Set a goal of when you want the project to be completed and take into account your current caseload. The two biggest delays of a website project are the following:

  1. Design reviews – Signing off content can be a real problem, especially if it needs to go before a number of partners or directors for sign off. 
  2. Content review – Agreeing on what new content will be created and what will be pulled through from the old website. Does your content need to be updated? Is it accurate for today’s legal market?

5. The new website has gone live, now what?

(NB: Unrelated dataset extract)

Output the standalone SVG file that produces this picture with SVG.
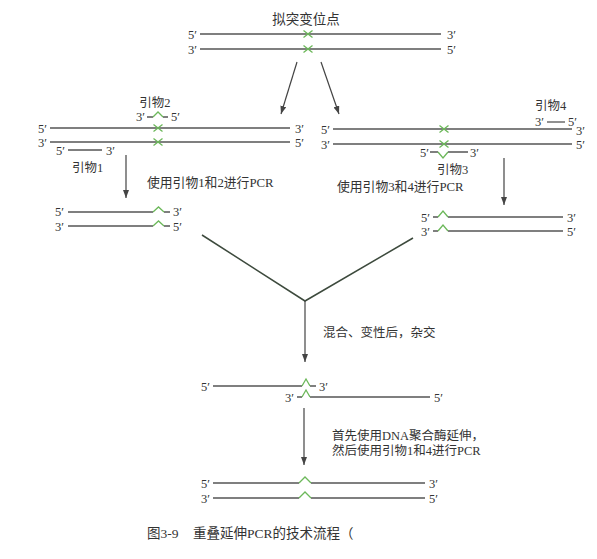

You invest all this time and effort into a new website, and then what? Cross your fingers and wait for the clients to flood in? Of course not. Think of your new website as a race car, you need to put premium fuel in it, racing tyres and well you get my point. With your new website now live you need to look at the following 4 areas:

  1. SEO (Search Engine Optimisation) Have some form of ongoing SEO in place to help maintain or build on your search rankings
  2. Content – continue to feed your news or blog pages with relevant and engaging content. Content your clients will find useful. Don’t write it from a perspective that benefits you.
  3. Reporting – hopefully you will have some rough idea of what your website was doing before. Review your website’s performance every 4-6 weeks. Without this how do you know what or where your digital presence is going?
  4. Review – Look at your strategy and adjust it according to the legal market. Today’s purchaser of legal services doesn’t just look at one website. They look around, and your firm should have an understanding of the type of clients you want to attract.